Other types of prior art air-ride axle/suspension systems that are known in the art also reduce or prevent dock walk, such as parallelogram linkages in which each beam is made up of links that are pivotally attached to the frame hanger and the axle, as will be described in greater detail below. However, such prior art parallelogram linkage axle/suspension systems possess a distinct disadvantage, which is a lack of stiffness or rigidity that creates an inherent lack of roll stability. In order to provide stability, an auxiliary roll bar assembly must be incorporated into the parallelogram linkage system, which involves the addition of multiple components and thereby undesirably increases the weight, complexity, cost and maintenance of the system.
Other types of prior art axle/suspension systems, which are known in the art as mechanical spring suspension systems, typically are not subject to dock walk. Spring suspension systems, however, are not air-ride systems, and instead include a pairs of transversely-spaced leaf springs. These leaf springs are engineered to carry the vertical load of the vehicle, and therefore typically are stiff enough to control roll forces. The stiffness of the leaf springs of the spring suspension creates a significant disadvantage for the suspension, since the leaf springs must be engineered to be stiff enough to provide vertical force resistance and thus roll stability for a fully-loaded trailer, which sacrifices flexibility in situations where the trailer is only lightly loaded, thereby creating an extremely harsh ride when the trailer is lightly loaded. Thus, the ride that is enabled by a spring suspension is considerably less than optimum.

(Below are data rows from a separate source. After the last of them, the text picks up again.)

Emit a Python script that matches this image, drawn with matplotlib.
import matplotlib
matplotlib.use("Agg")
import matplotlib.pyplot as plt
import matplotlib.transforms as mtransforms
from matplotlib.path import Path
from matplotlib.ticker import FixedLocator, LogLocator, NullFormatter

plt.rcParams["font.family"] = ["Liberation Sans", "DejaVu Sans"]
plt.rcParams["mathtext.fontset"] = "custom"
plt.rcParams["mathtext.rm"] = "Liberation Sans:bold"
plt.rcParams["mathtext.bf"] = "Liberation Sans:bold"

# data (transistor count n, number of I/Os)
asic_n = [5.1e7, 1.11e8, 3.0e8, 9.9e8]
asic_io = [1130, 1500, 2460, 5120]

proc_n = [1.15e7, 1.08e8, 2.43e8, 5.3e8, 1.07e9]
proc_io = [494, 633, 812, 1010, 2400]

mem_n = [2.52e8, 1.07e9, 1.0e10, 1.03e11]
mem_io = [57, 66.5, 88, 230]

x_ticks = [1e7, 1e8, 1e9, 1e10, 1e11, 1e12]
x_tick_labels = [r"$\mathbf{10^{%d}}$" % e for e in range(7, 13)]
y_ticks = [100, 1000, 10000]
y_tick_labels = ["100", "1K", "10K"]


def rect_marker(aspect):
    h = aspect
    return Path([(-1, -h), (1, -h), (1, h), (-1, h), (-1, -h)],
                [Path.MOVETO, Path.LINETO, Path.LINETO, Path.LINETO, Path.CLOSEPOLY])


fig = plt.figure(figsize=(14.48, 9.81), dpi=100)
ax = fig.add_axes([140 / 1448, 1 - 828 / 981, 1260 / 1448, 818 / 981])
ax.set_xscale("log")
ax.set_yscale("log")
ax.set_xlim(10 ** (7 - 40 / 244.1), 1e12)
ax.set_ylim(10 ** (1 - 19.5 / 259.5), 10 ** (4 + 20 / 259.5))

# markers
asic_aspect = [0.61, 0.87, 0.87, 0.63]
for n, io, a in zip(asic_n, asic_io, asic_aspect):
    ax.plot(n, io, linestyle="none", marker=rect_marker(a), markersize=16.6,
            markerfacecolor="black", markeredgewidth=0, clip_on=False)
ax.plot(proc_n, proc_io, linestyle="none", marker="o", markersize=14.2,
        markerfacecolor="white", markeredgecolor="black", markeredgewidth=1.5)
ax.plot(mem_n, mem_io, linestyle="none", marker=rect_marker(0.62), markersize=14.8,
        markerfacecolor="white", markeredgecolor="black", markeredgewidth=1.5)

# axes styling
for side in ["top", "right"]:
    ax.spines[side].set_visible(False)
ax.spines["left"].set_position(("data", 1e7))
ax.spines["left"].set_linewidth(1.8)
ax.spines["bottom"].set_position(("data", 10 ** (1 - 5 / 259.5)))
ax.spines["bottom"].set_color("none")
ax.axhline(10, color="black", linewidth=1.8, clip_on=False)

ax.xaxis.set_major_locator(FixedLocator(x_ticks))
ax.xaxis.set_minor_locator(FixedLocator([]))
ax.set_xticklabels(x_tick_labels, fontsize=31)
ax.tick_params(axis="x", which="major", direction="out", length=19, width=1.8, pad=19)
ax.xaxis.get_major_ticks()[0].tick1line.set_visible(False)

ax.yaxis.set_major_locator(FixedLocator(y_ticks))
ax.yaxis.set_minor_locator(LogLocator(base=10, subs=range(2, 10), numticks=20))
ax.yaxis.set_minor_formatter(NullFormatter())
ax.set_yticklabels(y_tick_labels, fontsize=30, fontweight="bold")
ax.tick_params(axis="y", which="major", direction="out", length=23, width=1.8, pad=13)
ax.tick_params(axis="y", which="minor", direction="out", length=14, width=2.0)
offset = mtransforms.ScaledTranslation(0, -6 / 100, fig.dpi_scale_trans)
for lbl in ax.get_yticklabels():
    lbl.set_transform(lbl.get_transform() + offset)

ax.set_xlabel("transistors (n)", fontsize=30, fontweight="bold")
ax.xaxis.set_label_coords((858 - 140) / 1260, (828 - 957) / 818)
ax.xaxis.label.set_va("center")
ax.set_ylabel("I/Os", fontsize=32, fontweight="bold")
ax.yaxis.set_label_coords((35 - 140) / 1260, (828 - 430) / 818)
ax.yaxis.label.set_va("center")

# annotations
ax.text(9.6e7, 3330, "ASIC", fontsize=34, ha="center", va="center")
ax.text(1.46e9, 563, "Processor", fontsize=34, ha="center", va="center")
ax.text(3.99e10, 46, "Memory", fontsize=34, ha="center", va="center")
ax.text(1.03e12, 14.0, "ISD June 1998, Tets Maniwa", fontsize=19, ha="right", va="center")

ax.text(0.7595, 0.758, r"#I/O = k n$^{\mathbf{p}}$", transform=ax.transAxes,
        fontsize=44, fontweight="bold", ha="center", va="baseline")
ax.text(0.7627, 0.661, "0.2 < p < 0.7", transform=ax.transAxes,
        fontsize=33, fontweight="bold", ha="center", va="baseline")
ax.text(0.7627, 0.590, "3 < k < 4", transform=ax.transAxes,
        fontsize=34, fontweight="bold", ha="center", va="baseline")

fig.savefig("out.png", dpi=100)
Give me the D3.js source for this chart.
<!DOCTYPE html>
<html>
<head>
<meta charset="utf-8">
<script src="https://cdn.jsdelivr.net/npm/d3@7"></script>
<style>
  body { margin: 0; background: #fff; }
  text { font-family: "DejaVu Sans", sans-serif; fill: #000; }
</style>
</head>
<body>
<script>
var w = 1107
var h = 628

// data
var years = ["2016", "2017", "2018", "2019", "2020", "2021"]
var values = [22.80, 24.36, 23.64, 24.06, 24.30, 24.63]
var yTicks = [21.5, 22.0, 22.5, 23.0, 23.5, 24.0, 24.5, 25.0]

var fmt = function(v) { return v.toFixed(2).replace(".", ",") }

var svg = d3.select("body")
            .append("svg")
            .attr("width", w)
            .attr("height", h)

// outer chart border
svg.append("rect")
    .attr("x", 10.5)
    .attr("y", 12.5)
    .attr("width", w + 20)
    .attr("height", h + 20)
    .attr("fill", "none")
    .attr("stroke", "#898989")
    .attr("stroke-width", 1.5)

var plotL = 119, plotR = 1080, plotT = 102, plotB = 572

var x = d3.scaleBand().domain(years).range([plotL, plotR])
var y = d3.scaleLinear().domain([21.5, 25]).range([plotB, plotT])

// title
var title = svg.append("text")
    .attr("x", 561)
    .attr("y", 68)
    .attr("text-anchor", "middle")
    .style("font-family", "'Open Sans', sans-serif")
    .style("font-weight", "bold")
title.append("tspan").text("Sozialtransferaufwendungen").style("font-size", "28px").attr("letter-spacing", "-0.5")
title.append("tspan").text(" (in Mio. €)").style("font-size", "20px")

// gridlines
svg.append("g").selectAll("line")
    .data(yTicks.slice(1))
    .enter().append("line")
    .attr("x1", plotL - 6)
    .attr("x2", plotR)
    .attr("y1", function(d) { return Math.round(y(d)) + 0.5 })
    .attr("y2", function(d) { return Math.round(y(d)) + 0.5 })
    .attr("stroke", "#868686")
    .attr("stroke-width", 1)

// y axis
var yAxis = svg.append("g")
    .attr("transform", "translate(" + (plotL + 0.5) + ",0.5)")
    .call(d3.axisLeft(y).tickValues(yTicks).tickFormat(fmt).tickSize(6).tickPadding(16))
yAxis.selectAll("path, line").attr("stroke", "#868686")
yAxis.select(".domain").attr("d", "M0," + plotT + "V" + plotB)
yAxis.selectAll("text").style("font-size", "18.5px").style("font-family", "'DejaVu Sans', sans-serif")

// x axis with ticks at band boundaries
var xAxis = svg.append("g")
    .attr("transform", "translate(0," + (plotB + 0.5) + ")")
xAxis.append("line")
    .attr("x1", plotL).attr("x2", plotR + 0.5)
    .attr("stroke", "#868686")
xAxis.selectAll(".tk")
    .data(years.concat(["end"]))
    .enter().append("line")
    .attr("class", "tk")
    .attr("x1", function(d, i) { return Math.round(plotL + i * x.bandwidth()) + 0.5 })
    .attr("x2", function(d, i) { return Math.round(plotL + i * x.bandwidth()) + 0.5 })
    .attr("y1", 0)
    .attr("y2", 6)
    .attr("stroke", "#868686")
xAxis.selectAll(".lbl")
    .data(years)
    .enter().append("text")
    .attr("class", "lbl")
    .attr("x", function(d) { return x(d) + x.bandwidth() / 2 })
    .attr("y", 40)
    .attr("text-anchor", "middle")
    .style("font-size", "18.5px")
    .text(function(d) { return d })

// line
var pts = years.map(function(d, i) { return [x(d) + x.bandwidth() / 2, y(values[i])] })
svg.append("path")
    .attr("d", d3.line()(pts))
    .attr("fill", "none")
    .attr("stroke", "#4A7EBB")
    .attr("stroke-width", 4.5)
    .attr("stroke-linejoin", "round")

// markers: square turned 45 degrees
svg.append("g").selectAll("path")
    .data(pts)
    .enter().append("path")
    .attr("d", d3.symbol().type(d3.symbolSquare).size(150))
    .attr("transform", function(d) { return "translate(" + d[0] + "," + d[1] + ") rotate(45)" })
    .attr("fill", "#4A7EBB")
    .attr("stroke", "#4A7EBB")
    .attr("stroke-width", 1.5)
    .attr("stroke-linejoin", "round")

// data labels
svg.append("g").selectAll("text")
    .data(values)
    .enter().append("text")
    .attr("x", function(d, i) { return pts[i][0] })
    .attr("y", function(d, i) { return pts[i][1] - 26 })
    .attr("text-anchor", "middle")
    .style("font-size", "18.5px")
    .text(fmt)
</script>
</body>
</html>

Therefore, in the prior art, the competing demands of stiffness or rigidity for roll stability, flexibility for compliance and dampening of vertical forces, and/or movable attachment of beams or links to the frame hangers and/or the axle for reduction of dock walk, have led to axle/suspension systems that provide less-than-optimum reaction of forces, and which are undesirably heavy and expensive. As a result, a need has existed in the art to develop a leading or trailing arm air-ride axle/suspension system that overcomes the disadvantages of prior art systems and provides a relatively lightweight, simple and economical system that can provide vehicle roll stability while potentially reducing or eliminating dock walk.